In relationships, terms like trust and confidence are often used interchangeably. However, drawing from the profound wisdom of Ichiro Kishimi and Fumitake Koga’s The Courage to be Disliked, we uncover a critical, almost radical, distinction. Understanding this difference—the shift from conditional trust to unconditional confidence—is not merely semantic; it’s a powerful, actionable framework for fostering deep interpersonal relationships, driving motivation, and ultimately ensuring successful project outcomes.
The Core Difference: Condition vs. Conviction
Adlerian psychology, the foundation of The Courage to be Disliked, posits that human relationships should be built on confidence, not trust. This distinction has profound implications for how leaders, especially project managers, engage with their teams and stakeholders.
| Feature | Trust (Adlerian Definition) | Confidence (Adlerian Definition) | Project Management Implication |
| Foundation | Conditional; based on evidence, set parameters, or collateral. | Unconditional; based on faith in the other person’s ability and intent. | Shifts the focus from calculating risk to empowering people. |
| Risk | You calculate the potential loss and build in safeguards (e.g., contracts, penalties). | You accept the possibility of betrayal or failure, but you choose to believe nonetheless. | Fosters psychological safety, crucial for high-performing teams. |
| Relationship | Vertical (You are inspecting and controlling them). | Horizontal (You are encouraging and collaborating with them as equals). | Replaces micromanagement with self-reliance and ownership. |
In the business context, trust is often a calculative mechanism: “I trust you to deliver this on time because the contract states penalties for failure and you have a track record of good performance.” This is a transactional, defensive posture.
Confidence, in contrast, is an act of courage.
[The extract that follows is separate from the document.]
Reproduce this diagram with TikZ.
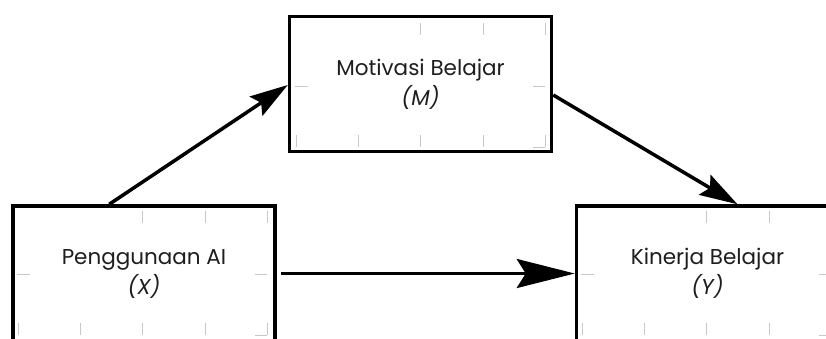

It says: “I have confidence in you to handle this complex task, even if you fail. I believe in your fundamental competence and good intentions.” This unconditional approach is what creates the “comrade” mentality essential for high-stakes, innovative project work.
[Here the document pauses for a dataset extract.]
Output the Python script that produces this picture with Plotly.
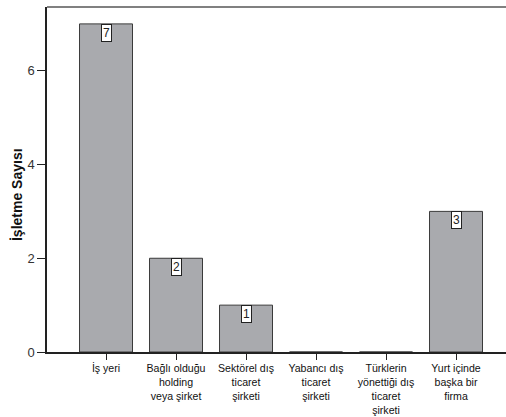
import plotly.graph_objects as go

categories = ["İş yeri", "Bağlı olduğu holding veya şirket", "Sektörel dış ticaret şirketi",
              "Yabancı dış ticaret şirketi", "Türklerin yönettiği dış ticaret şirketi",
              "Yurt içinde başka bir firma"]
tick_labels = ["İş yeri", "Bağlı olduğu<br>holding<br>veya şirket", "Sektörel dış<br>ticaret<br>şirketi",
               "Yabancı dış<br>ticaret<br>şirketi", "Türklerin<br>yönettiği dış<br>ticaret<br>şirketi",
               "Yurt içinde<br>başka bir<br>firma"]
values = [7, 2, 1, 0, 0, 3]
y_title = "İşletme Sayısı"
y_ticks = [0, 2, 4, 6]

FONT = "Arial, 'Liberation Sans', sans-serif"

fig = go.Figure()
fig.add_trace(go.Bar(
    x=list(range(len(categories))), y=values, width=0.757,
    marker=dict(color="#a9aaae", line=dict(color="#3a3a3a", width=1)),
    hoverinfo="skip",
))

annotations = []
for i, v in enumerate(values):
    if v > 0:
        annotations.append(dict(x=i, y=v, xref="x", yref="y", text=str(v), showarrow=False,
                                yanchor="top", xanchor="center",
                                font=dict(family=FONT, size=12, color="#222"),
                                bgcolor="white", bordercolor="#222", borderwidth=1, borderpad=1))
annotations.append(dict(x=0, xref="paper", xshift=-30, y=0.455, yref="paper", text=f"<b>{y_title}</b>",
                        showarrow=False, textangle=-90, xanchor="center", yanchor="middle",
                        font=dict(family=FONT, size=14, color="#111")))

fig.update_layout(
    width=506, height=417,
    margin=dict(l=47, r=0, t=7, b=65, pad=0, autoexpand=False),
    paper_bgcolor="white", plot_bgcolor="white",
    showlegend=False,
    font=dict(family=FONT, size=11, color="#111"),
    annotations=annotations,
    shapes=[dict(type="line", xref="paper", yref="paper", x0=0, x1=1, y0=1, y1=1,
                 line=dict(color="#808080", width=2))],
    xaxis=dict(range=[-0.843, 5.714], tickmode="array", tickvals=list(range(len(categories))),
               ticktext=tick_labels, ticks="outside", ticklen=6, tickcolor="#222", tickwidth=1,
               showline=True, linecolor="#222", linewidth=1.5, showgrid=False, zeroline=False,
               automargin=False, tickfont=dict(family=FONT, size=10.6, color="#111")),
    yaxis=dict(range=[0, 7.36], tickmode="array", tickvals=y_ticks, ticks="outside", ticklen=8,
               tickcolor="#222", tickwidth=1, showline=True, linecolor="#222", linewidth=1.5,
               showgrid=False, zeroline=False, automargin=False,
               tickfont=dict(family=FONT, size=13, color="#333")),
)

fig.write_html("out.html", config={"displayModeBar": False},
               post_script="document.body.style.margin='0';document.body.style.overflow='hidden';")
The Business and People Perspective: Fueling Contribution
1. Empowerment and Self-Acceptance
For a team member to perform optimally on a complex business project, they must achieve self-acceptance—recognizing their current abilities while having the courage to change what they can. Unconditional confidence from a project manager acts as a powerful catalyst for this.
- Trust asks, “Will you succeed?” This creates a pressure of recognition-seeking.
- Confidence says, “I know you can handle this, and if things go wrong, we’ll solve it together.” This removes the fear of being disliked for failure, freeing the individual to focus their energy on contribution rather than performance anxiety. This drastically reduces the need for the project manager to micromanage.
2. Creating Horizontal Relationships
In the world of project management, hierarchies are necessary for accountability, but relationships should be horizontal. Trust often defaults to a vertical relationship: the manager monitors the subordinate, creating an environment of cautious reporting and task intrusion.
Confidence establishes a horizontal relationship, treating team members as true partners. When a project manager displays unconditional confidence, they signal that they will not intrude on the team member’s task—they will not hover or try to control the how. This separation of tasks is critical for efficiency and allowing subject-matter experts the autonomy to find the best solutions. It’s the difference between asking, “Did you follow my steps exactly?” and “What is the best way to get this done?”
3. The Payoff: Higher Morale and Agility
A culture built on unconditional confidence is inherently more agile and resilient.
- Faster Decision-Making: When people have confidence in each other’s integrity and capability, they don’t waste time on defensive communication, documenting every minor step for self-protection, or challenging intentions. They make decisions quickly and own the outcomes.
- Increased Innovation: Fear of failure is the enemy of innovation. When team members know that their leader has unconditional confidence in their ability to course-correct, they are more willing to take calculated risks and propose unconventional solutions—a necessity for modern business project complexity.
- True Community Feeling: Adlerian psychology links confidence in others to a community feeling, where one feels they are among comrades. In a project team, this is the foundation of high morale, where members are motivated by a sense of contribution to the collective goal, not just individual recognition or fear of contractual punishment.
Conclusion: A Strategic Differentiator for Project Leadership
For project management professionals and business leaders striving for exceptional results, the choice is clear: move beyond the transactional, conditional nature of trust to embrace the vulnerability and courage of unconditional confidence.
Confidence is not naive idealism; it is a strategic choice that fosters psychological safety, empowers self-directed teams, and accelerates contribution toward a shared goal. By making this fundamental shift, you don’t just secure a contract; you build a thriving business community capable of navigating uncertainty and achieving successful project outcomes.